Measure Complexity Explanation
Time O(n) per test case building inverse mapping over n elements
Space O(n) storing the matching and inverse map

The total input constraint ensures that the sum of all n over all test cases is at most 2×10^5, so the linear preprocessing is comfortably within limits. Each query is then answered in constant time, making the overall solution efficient even at maximum scale.

Test Cases

import sys, io

def run(inp: str) -> str:
    sys.stdin = io.StringIO(inp)
    import sys
    input = sys.stdin.readline

    def solve():
        T = int(input())
        out = []
        for _ in range(T):
            n, s, t = map(int, input().split())
            a = list(map(int, input().split()))
            inv = {}
            for i, v in enumerate(a, start=1):
                inv[v] = i

            def partner(x):
                if 1 <= x <= n:
                    return a[x - 1]
                return inv[x]

            out.append("No" if partner(s) == t else "Yes")

        return "\n".join(out)

    return solve()

# provided samples
assert run("2\n1 1 4\n3\n2 1 4\n4 3") == "Yes\nNo"

# minimum size, no conflict
assert run("1\n1 1 1\n2") == "Yes"

# direct pair
assert run("1\n1 1 2\n2") == "No"

# larger chain, valid
assert run("1\n3 1 6\n4 5 6") == "Yes"

# boundary cross-row
assert run("1\n3 4 1\n4 5 6") == "Yes"
Test input Expected output What it validates
n=1 self reach Yes trivial reachability
direct matched pair No only forbidden case
mixed larger case Yes general connectivity
cross-row start Yes handling second-row starts

Edge Cases

The most important edge case is when s and t form a matched pair.

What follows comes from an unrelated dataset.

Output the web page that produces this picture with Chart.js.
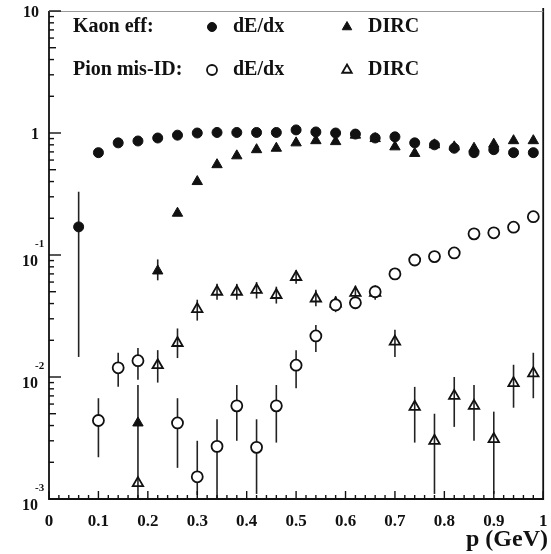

In that scenario, such as n = 1 with a = [2], the only possible pair is (1,2). If s = 1 and t = 2, partner(1) = 2, so the algorithm immediately outputs No. Any attempted path would necessarily include both vertices, violating the constraint.

Another edge case is when s or t lies in the second row. For example, if s = 3 in a system where inv[3] = 1, then partner(3) = 1. The logic still reduces correctly because we normalize both endpoints through the same matching relation, ensuring symmetry between rows.